++++ DATA LINES

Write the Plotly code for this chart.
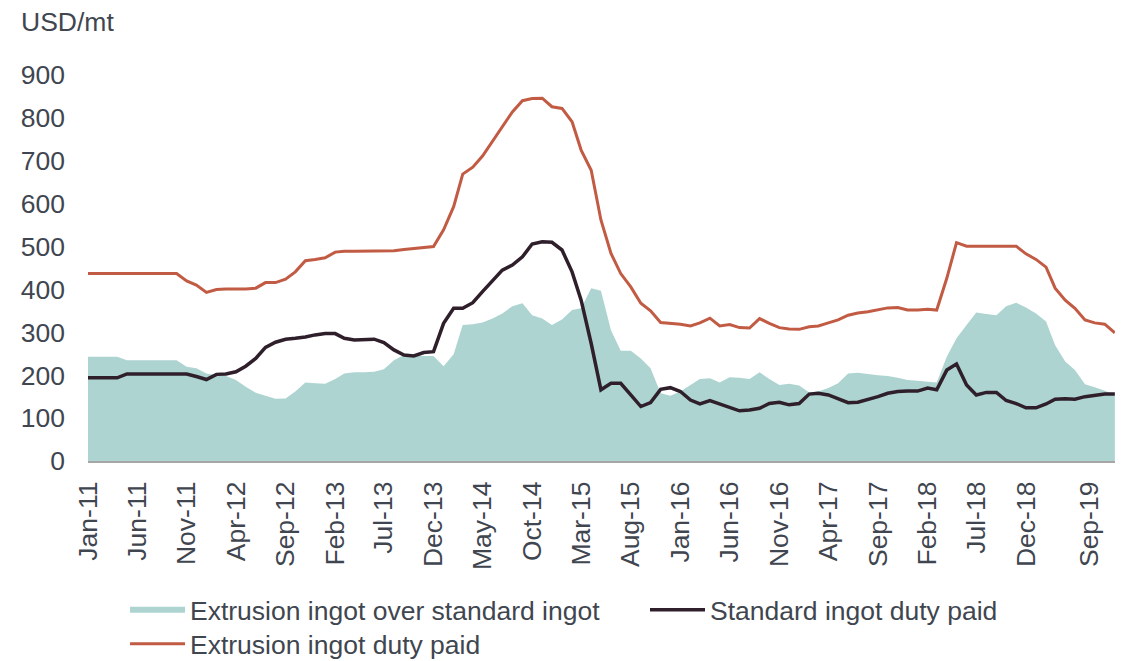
import pandas as pd
import plotly.graph_objects as go

# =========================
# DATA (monthly, Jan-11 .. Sep-19)
# =========================

months = pd.date_range("2011-01-01", "2019-09-01", freq="MS")

extrusion_duty_paid = [
    437, 437, 437, 437, 437, 437, 437, 437, 437, 437,
    420, 410, 393, 400, 401, 401, 401, 403, 416, 416,
    424, 441, 467, 470, 474, 487, 489, 489, 489, 489,
    489, 490, 493, 495, 497, 500, 539, 593, 669, 685,
    711, 745, 779, 814, 840, 845, 846, 826, 822, 791,
    725, 678, 562, 484, 437, 406, 368, 350, 323, 321,
    319, 315, 322, 333, 315, 318, 311, 310, 332, 321,
    311, 308, 307, 313, 315, 322, 329, 340, 345, 348,
    352, 357, 358, 352, 352, 354, 352, 426, 509, 501,
    501, 501, 501, 501, 501, 483, 470, 452, 403, 375,
    356, 329, 322, 319, 299,
]

standard_duty_paid = [
    194, 194, 194, 194, 203, 203, 203, 203, 203, 203,
    203, 197, 190, 202, 203, 208, 221, 239, 265, 277,
    284, 286, 289, 294, 297, 297, 286, 282, 282, 284,
    276, 259, 247, 245, 253, 255, 321, 356, 356, 369,
    395, 422, 445, 457, 476, 506, 511, 510, 492, 441,
    375, 274, 166, 181, 181, 154, 127, 136, 167, 171,
    162, 142, 133, 141, 133, 123, 117, 119, 123, 134,
    137, 131, 134, 156, 158, 154, 146, 136, 137, 143,
    150, 158, 162, 163, 163, 170, 166, 212, 226, 177,
    154, 160, 160, 141, 134, 124, 124, 133, 144, 145,
    144, 150, 152, 156, 156,
]

extrusion_premium = [
    243, 243, 243, 243, 235, 235, 235, 235, 235, 235,
    220, 216, 204, 200, 198, 189, 173, 159, 152, 145,
    146, 162, 183, 181, 180, 191, 204, 207, 207, 208,
    214, 235, 247, 245, 245, 245, 221, 249, 317, 319,
    323, 332, 344, 361, 368, 340, 332, 317, 330, 352,
    356, 403, 397, 305, 257, 257, 239, 216, 158, 152,
    162, 177, 191, 193, 183, 195, 194, 191, 207, 191,
    177, 180, 176, 160, 162, 170, 181, 204, 206, 203,
    200, 198, 194, 189, 187, 185, 183, 243, 286, 317,
    346, 343, 340, 361, 369, 358, 344, 325, 270, 232,
    212, 179, 172, 164, 154,
]

tick_labels = [
    "Jan-11", "Jun-11", "Nov-11", "Apr-12", "Sep-12", "Feb-13", "Jul-13",
    "Dec-13", "May-14", "Oct-14", "Mar-15", "Aug-15", "Jan-16", "Jun-16",
    "Nov-16", "Apr-17", "Sep-17", "Feb-18", "Jul-18", "Dec-18", "Sep-19",
]
tick_dates = list(pd.to_datetime(tick_labels[:-1], format="%b-%y"))
# the source chart draws its last label a little inside the right edge
tick_dates.append(pd.Timestamp("2019-06-14"))

TEXT = "#3f4650"
FONT = "Liberation Sans, Arial, sans-serif"
FS = 26.5

# figure size and plot area in pixels (page body adds an 8px offset)
W, H = 1121, 653
L, R, T, B = 80, 14, 67, 200
PW = W - L - R
PH = H - T - B

# =========================
# FIGURE
# =========================

fig = go.Figure()

fig.add_trace(go.Scatter(
    x=months, y=extrusion_premium,
    name="Extrusion ingot over standard ingot",
    mode="none", fill="tozeroy", fillcolor="#add4d1",
    legend="legend",
))

fig.add_trace(go.Scatter(
    x=months, y=standard_duty_paid,
    name="Standard ingot duty paid",
    mode="lines", line=dict(color="#2f1f2b", width=3.5),
    legend="legend2",
))

fig.add_trace(go.Scatter(
    x=months, y=extrusion_duty_paid,
    name="Extrusion ingot duty paid",
    mode="lines", line=dict(color="#c25b43", width=3),
    legend="legend3",
))

fig.update_xaxes(
    range=[months[0], pd.Timestamp("2019-09-01 12:00")],
    tickvals=tick_dates,
    ticktext=tick_labels,
    tickangle=-90,
    ticks="",
    ticklabelstandoff=8,
    showgrid=False,
    showline=True,
    linecolor="#a6a6a6",
    linewidth=2,
    tickfont=dict(size=FS, color=TEXT, family=FONT),
)

fig.update_yaxes(
    range=[0, 900],
    tickvals=[0, 100, 200, 300, 400, 500, 600, 700, 800, 900],
    ticks="",
    showgrid=False,
    zeroline=False,
    showline=False,
    ticklabelstandoff=22,
    tickfont=dict(size=FS, color=TEXT, family=FONT),
)

legend_style = dict(
    orientation="v",
    yanchor="top",
    xanchor="left",
    font=dict(size=FS, color=TEXT, family=FONT),
    bgcolor="rgba(0,0,0,0)",
    itemwidth=55,
)


def legend_y(top_px):
    return -(top_px - T - PH) / PH


fig.update_layout(
    width=W,
    height=H,
    plot_bgcolor="white",
    paper_bgcolor="white",
    font=dict(family=FONT, color=TEXT),
    margin=dict(l=L, r=R, t=T, b=B, autoexpand=False),
    showlegend=True,
    legend=dict(x=(117 - L) / PW, y=legend_y(578), **legend_style),
    legend2=dict(x=(637 - L) / PW, y=legend_y(578), **legend_style),
    legend3=dict(x=(117 - L) / PW, y=legend_y(612), **legend_style),
    annotations=[dict(
        text="USD/mt",
        xref="paper", yref="paper",
        x=(11 - L) / PW, y=1 + (T - 14) / PH,
        xanchor="left", yanchor="middle",
        showarrow=False,
        font=dict(size=FS, color=TEXT, family=FONT),
    )],
)

fig.write_html("out.html")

++++++++

WRITTEN PROBLEM => Set down the complete material exactly, but do not include the images.

COMPLETE OUTPUT =>
Write the Plotly code for this chart.
import pandas as pd
import plotly.graph_objects as go

# =========================
# DATA (monthly, Jan-11 .. Sep-19)
# =========================

months = pd.date_range("2011-01-01", "2019-09-01", freq="MS")

extrusion_duty_paid = [
    437, 437, 437, 437, 437, 437, 437, 437, 437, 437,
    420, 410, 393, 400, 401, 401, 401, 403, 416, 416,
    424, 441, 467, 470, 474, 487, 489, 489, 489, 489,
    489, 490, 493, 495, 497, 500, 539, 593, 669, 685,
    711, 745, 779, 814, 840, 845, 846, 826, 822, 791,
    725, 678, 562, 484, 437, 406, 368, 350, 323, 321,
    319, 315, 322, 333, 315, 318, 311, 310, 332, 321,
    311, 308, 307, 313, 315, 322, 329, 340, 345, 348,
    352, 357, 358, 352, 352, 354, 352, 426, 509, 501,
    501, 501, 501, 501, 501, 483, 470, 452, 403, 375,
    356, 329, 322, 319, 299,
]

standard_duty_paid = [
    194, 194, 194, 194, 203, 203, 203, 203, 203, 203,
    203, 197, 190, 202, 203, 208, 221, 239, 265, 277,
    284, 286, 289, 294, 297, 297, 286, 282, 282, 284,
    276, 259, 247, 245, 253, 255, 321, 356, 356, 369,
    395, 422, 445, 457, 476, 506, 511, 510, 492, 441,
    375, 274, 166, 181, 181, 154, 127, 136, 167, 171,
    162, 142, 133, 141, 133, 123, 117, 119, 123, 134,
    137, 131, 134, 156, 158, 154, 146, 136, 137, 143,
    150, 158, 162, 163, 163, 170, 166, 212, 226, 177,
    154, 160, 160, 141, 134, 124, 124, 133, 144, 145,
    144, 150, 152, 156, 156,
]

extrusion_premium = [
    243, 243, 243, 243, 235, 235, 235, 235, 235, 235,
    220, 216, 204, 200, 198, 189, 173, 159, 152, 145,
    146, 162, 183, 181, 180, 191, 204, 207, 207, 208,
    214, 235, 247, 245, 245, 245, 221, 249, 317, 319,
    323, 332, 344, 361, 368, 340, 332, 317, 330, 352,
    356, 403, 397, 305, 257, 257, 239, 216, 158, 152,
    162, 177, 191, 193, 183, 195, 194, 191, 207, 191,
    177, 180, 176, 160, 162, 170, 181, 204, 206, 203,
    200, 198, 194, 189, 187, 185, 183, 243, 286, 317,
    346, 343, 340, 361, 369, 358, 344, 325, 270, 232,
    212, 179, 172, 164, 154,
]

tick_labels = [
    "Jan-11", "Jun-11", "Nov-11", "Apr-12", "Sep-12", "Feb-13", "Jul-13",
    "Dec-13", "May-14", "Oct-14", "Mar-15", "Aug-15", "Jan-16", "Jun-16",
    "Nov-16", "Apr-17", "Sep-17", "Feb-18", "Jul-18", "Dec-18", "Sep-19",
]
tick_dates = list(pd.to_datetime(tick_labels[:-1], format="%b-%y"))
# the source chart draws its last label a little inside the right edge
tick_dates.append(pd.Timestamp("2019-06-14"))

TEXT = "#3f4650"
FONT = "Liberation Sans, Arial, sans-serif"
FS = 26.5

# figure size and plot area in pixels (page body adds an 8px offset)
W, H = 1121, 653
L, R, T, B = 80, 14, 67, 200
PW = W - L - R
PH = H - T - B

# =========================
# FIGURE
# =========================

fig = go.Figure()

fig.add_trace(go.Scatter(
    x=months, y=extrusion_premium,
    name="Extrusion ingot over standard ingot",
    mode="none", fill="tozeroy", fillcolor="#add4d1",
    legend="legend",
))

fig.add_trace(go.Scatter(
    x=months, y=standard_duty_paid,
    name="Standard ingot duty paid",
    mode="lines", line=dict(color="#2f1f2b", width=3.5),
    legend="legend2",
))

fig.add_trace(go.Scatter(
    x=months, y=extrusion_duty_paid,
    name="Extrusion ingot duty paid",
    mode="lines", line=dict(color="#c25b43", width=3),
    legend="legend3",
))

fig.update_xaxes(
    range=[months[0], pd.Timestamp("2019-09-01 12:00")],
    tickvals=tick_dates,
    ticktext=tick_labels,
    tickangle=-90,
    ticks="",
    ticklabelstandoff=8,
    showgrid=False,
    showline=True,
    linecolor="#a6a6a6",
    linewidth=2,
    tickfont=dict(size=FS, color=TEXT, family=FONT),
)

fig.update_yaxes(
    range=[0, 900],
    tickvals=[0, 100, 200, 300, 400, 500, 600, 700, 800, 900],
    ticks="",
    showgrid=False,
    zeroline=False,
    showline=False,
    ticklabelstandoff=22,
    tickfont=dict(size=FS, color=TEXT, family=FONT),
)

legend_style = dict(
    orientation="v",
    yanchor="top",
    xanchor="left",
    font=dict(size=FS, color=TEXT, family=FONT),
    bgcolor="rgba(0,0,0,0)",
    itemwidth=55,
)


def legend_y(top_px):
    return -(top_px - T - PH) / PH


fig.update_layout(
    width=W,
    height=H,
    plot_bgcolor="white",
    paper_bgcolor="white",
    font=dict(family=FONT, color=TEXT),
    margin=dict(l=L, r=R, t=T, b=B, autoexpand=False),
    showlegend=True,
    legend=dict(x=(117 - L) / PW, y=legend_y(578), **legend_style),
    legend2=dict(x=(637 - L) / PW, y=legend_y(578), **legend_style),
    legend3=dict(x=(117 - L) / PW, y=legend_y(612), **legend_style),
    annotations=[dict(
        text="USD/mt",
        xref="paper", yref="paper",
        x=(11 - L) / PW, y=1 + (T - 14) / PH,
        xanchor="left", yanchor="middle",
        showarrow=False,
        font=dict(size=FS, color=TEXT, family=FONT),
    )],
)

fig.write_html("out.html")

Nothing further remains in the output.